___ Collected material

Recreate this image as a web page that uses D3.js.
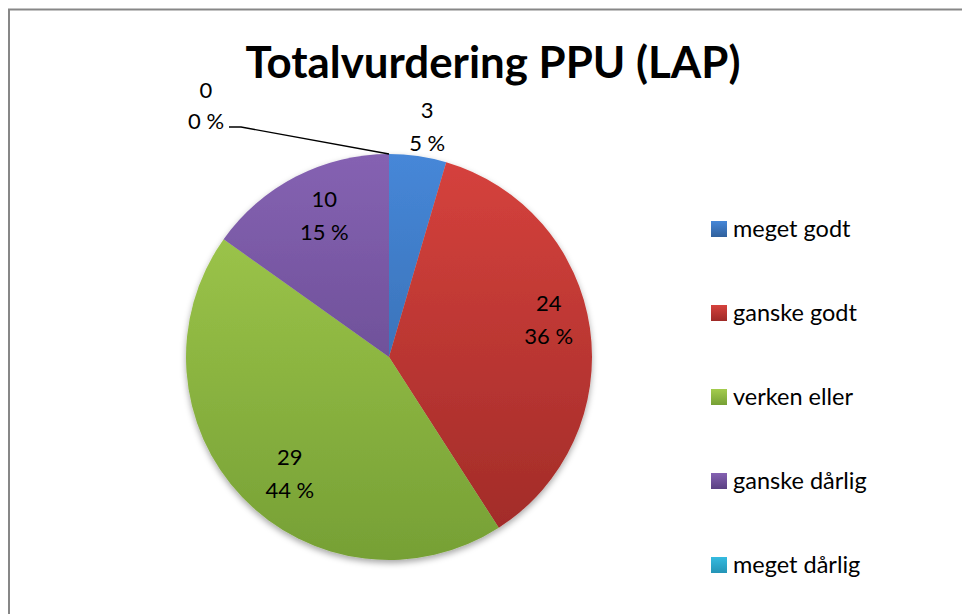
<!DOCTYPE html>
<html><head><meta charset="utf-8">
<script src="https://cdn.jsdelivr.net/npm/d3@7"></script>
<style>html,body{margin:0;padding:0;background:#fff;overflow:hidden}</style>
</head><body>
<svg id="chart" width="962" height="614"></svg>
<script>
const title = "Totalvurdering PPU (LAP)";
const categories = ["meget godt", "ganske godt", "verken eller", "ganske dårlig", "meget dårlig"];
const values = [3, 24, 29, 10, 0];
const percents = ["5 %", "36 %", "44 %", "15 %", "0 %"];
const colorsTop = ["#4687d8", "#d6423d", "#a4cc4e", "#8562b2", "#35bbe0"];
const colorsBottom = ["#30609c", "#9e2a27", "#76a035", "#5a4082", "#2494b6"];

const svg = d3.select("#chart");
const font = "Lato, 'Open Sans', sans-serif";

// frame
svg.append("rect").attr("x", 9).attr("y", 9.5).attr("width", 1000).attr("height", 700)
  .attr("fill", "#fff").attr("stroke", "#878787").attr("stroke-width", 2);

// title
const t = svg.append("text").attr("x", 493).attr("y", 78).attr("text-anchor", "middle")
  .attr("font-family", font).attr("font-weight", "bold").attr("font-size", 40)
  .attr("fill", "#000").text(title);
const tl = t.node().getComputedTextLength();
t.attr("font-size", 40 * 495 / tl);

const cx = 389, cy = 357, r = 203;
const total = d3.sum(values);
const defs = svg.append("defs");
categories.forEach((c, i) => {
  const g = defs.append("linearGradient").attr("id", "g" + i)
    .attr("gradientUnits", "userSpaceOnUse").attr("x1", 0).attr("y1", -r).attr("x2", 0).attr("y2", r);
  g.append("stop").attr("offset", "0%").attr("stop-color", colorsTop[i]);
  g.append("stop").attr("offset", "100%").attr("stop-color", colorsBottom[i]);
  const lg = defs.append("linearGradient").attr("id", "lg" + i).attr("x1", 0).attr("y1", 0).attr("x2", 0).attr("y2", 1);
  lg.append("stop").attr("offset", "0%").attr("stop-color", colorsTop[i]);
  lg.append("stop").attr("offset", "100%").attr("stop-color", colorsBottom[i]);
});
const f = defs.append("filter").attr("id", "sh").attr("x", "-20%").attr("y", "-20%").attr("width", "140%").attr("height", "140%");
f.append("feDropShadow").attr("dx", 0).attr("dy", 3).attr("stdDeviation", 3).attr("flood-color", "#000").attr("flood-opacity", 0.35);

const pie = d3.pie().sort(null).value(d => d)(values);
const arc = d3.arc().innerRadius(0).outerRadius(r);
const pg = svg.append("g").attr("transform", `translate(${cx},${cy})`);
pg.append("g").attr("filter", "url(#sh)").selectAll("path").data(pie).join("path")
  .attr("d", arc).attr("fill", (d, i) => `url(#g${i})`);

// labels (layout nudges emulate Excel's best-fit placement)
const labelNudge = [[5, 0], [5, -16], [14, 8], [7, -3], [0, 0]];
const lbl = svg.append("g").attr("font-family", font).attr("font-size", 22).attr("fill", "#000").attr("text-anchor", "middle");
pie.forEach((d, i) => {
  if (d.value === 0) return;
  const share = d.value / total;
  const lr = share < 0.1 ? r * 1.15 : r * 0.77;
  const a = (d.startAngle + d.endAngle) / 2;
  const x = cx + lr * Math.sin(a) + labelNudge[i][0];
  const y = cy - lr * Math.cos(a) + labelNudge[i][1];
  lbl.append("text").attr("x", x).attr("y", y - 8).text(d.value);
  lbl.append("text").attr("x", x).attr("y", y + 25).text(percents[i]);
});
// zero slice label with leader
pie.forEach((d, i) => {
  if (d.value !== 0) return;
  const ax = cx + r * Math.sin(d.startAngle), ay = cy - r * Math.cos(d.startAngle);
  svg.append("polyline").attr("points", `${ax},${ay} ${ax - 148},${ay - 27} ${ax - 160},${ay - 27}`)
    .attr("fill", "none").attr("stroke", "#000").attr("stroke-width", 1.3);
  lbl.append("text").attr("x", ax - 183).attr("y", ay - 56).text(d.value);
  lbl.append("text").attr("x", ax - 183).attr("y", ay - 25).text(percents[i]);
});

// legend
const lgG = svg.append("g").attr("font-family", font).attr("font-size", 23.5);
categories.forEach((c, i) => {
  const y = 229 + i * 84;
  lgG.append("rect").attr("x", 711).attr("y", y - 8).attr("width", 16).attr("height", 16).attr("fill", `url(#lg${i})`);
  lgG.append("text").attr("x", 733).attr("y", y + 8).attr("fill", "#000").text(c);
});
</script>
</body></html>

______

(What you need to do): Your copy of the data should match it exactly, except that pictures are left out.

(Solved exercise):
Recreate this image as a web page that uses D3.js.
<!DOCTYPE html>
<html><head><meta charset="utf-8">
<script src="https://cdn.jsdelivr.net/npm/d3@7"></script>
<style>html,body{margin:0;padding:0;background:#fff;overflow:hidden}</style>
</head><body>
<svg id="chart" width="962" height="614"></svg>
<script>
const title = "Totalvurdering PPU (LAP)";
const categories = ["meget godt", "ganske godt", "verken eller", "ganske dårlig", "meget dårlig"];
const values = [3, 24, 29, 10, 0];
const percents = ["5 %", "36 %", "44 %", "15 %", "0 %"];
const colorsTop = ["#4687d8", "#d6423d", "#a4cc4e", "#8562b2", "#35bbe0"];
const colorsBottom = ["#30609c", "#9e2a27", "#76a035", "#5a4082", "#2494b6"];

const svg = d3.select("#chart");
const font = "Lato, 'Open Sans', sans-serif";

// frame
svg.append("rect").attr("x", 9).attr("y", 9.5).attr("width", 1000).attr("height", 700)
  .attr("fill", "#fff").attr("stroke", "#878787").attr("stroke-width", 2);

// title
const t = svg.append("text").attr("x", 493).attr("y", 78).attr("text-anchor", "middle")
  .attr("font-family", font).attr("font-weight", "bold").attr("font-size", 40)
  .attr("fill", "#000").text(title);
const tl = t.node().getComputedTextLength();
t.attr("font-size", 40 * 495 / tl);

const cx = 389, cy = 357, r = 203;
const total = d3.sum(values);
const defs = svg.append("defs");
categories.forEach((c, i) => {
  const g = defs.append("linearGradient").attr("id", "g" + i)
    .attr("gradientUnits", "userSpaceOnUse").attr("x1", 0).attr("y1", -r).attr("x2", 0).attr("y2", r);
  g.append("stop").attr("offset", "0%").attr("stop-color", colorsTop[i]);
  g.append("stop").attr("offset", "100%").attr("stop-color", colorsBottom[i]);
  const lg = defs.append("linearGradient").attr("id", "lg" + i).attr("x1", 0).attr("y1", 0).attr("x2", 0).attr("y2", 1);
  lg.append("stop").attr("offset", "0%").attr("stop-color", colorsTop[i]);
  lg.append("stop").attr("offset", "100%").attr("stop-color", colorsBottom[i]);
});
const f = defs.append("filter").attr("id", "sh").attr("x", "-20%").attr("y", "-20%").attr("width", "140%").attr("height", "140%");
f.append("feDropShadow").attr("dx", 0).attr("dy", 3).attr("stdDeviation", 3).attr("flood-color", "#000").attr("flood-opacity", 0.35);

const pie = d3.pie().sort(null).value(d => d)(values);
const arc = d3.arc().innerRadius(0).outerRadius(r);
const pg = svg.append("g").attr("transform", `translate(${cx},${cy})`);
pg.append("g").attr("filter", "url(#sh)").selectAll("path").data(pie).join("path")
  .attr("d", arc).attr("fill", (d, i) => `url(#g${i})`);

// labels (layout nudges emulate Excel's best-fit placement)
const labelNudge = [[5, 0], [5, -16], [14, 8], [7, -3], [0, 0]];
const lbl = svg.append("g").attr("font-family", font).attr("font-size", 22).attr("fill", "#000").attr("text-anchor", "middle");
pie.forEach((d, i) => {
  if (d.value === 0) return;
  const share = d.value / total;
  const lr = share < 0.1 ? r * 1.15 : r * 0.77;
  const a = (d.startAngle + d.endAngle) / 2;
  const x = cx + lr * Math.sin(a) + labelNudge[i][0];
  const y = cy - lr * Math.cos(a) + labelNudge[i][1];
  lbl.append("text").attr("x", x).attr("y", y - 8).text(d.value);
  lbl.append("text").attr("x", x).attr("y", y + 25).text(percents[i]);
});
// zero slice label with leader
pie.forEach((d, i) => {
  if (d.value !== 0) return;
  const ax = cx + r * Math.sin(d.startAngle), ay = cy - r * Math.cos(d.startAngle);
  svg.append("polyline").attr("points", `${ax},${ay} ${ax - 148},${ay - 27} ${ax - 160},${ay - 27}`)
    .attr("fill", "none").attr("stroke", "#000").attr("stroke-width", 1.3);
  lbl.append("text").attr("x", ax - 183).attr("y", ay - 56).text(d.value);
  lbl.append("text").attr("x", ax - 183).attr("y", ay - 25).text(percents[i]);
});

// legend
const lgG = svg.append("g").attr("font-family", font).attr("font-size", 23.5);
categories.forEach((c, i) => {
  const y = 229 + i * 84;
  lgG.append("rect").attr("x", 711).attr("y", y - 8).attr("width", 16).attr("height", 16).attr("fill", `url(#lg${i})`);
  lgG.append("text").attr("x", 733).attr("y", y + 8).attr("fill", "#000").text(c);
});
</script>
</body></html>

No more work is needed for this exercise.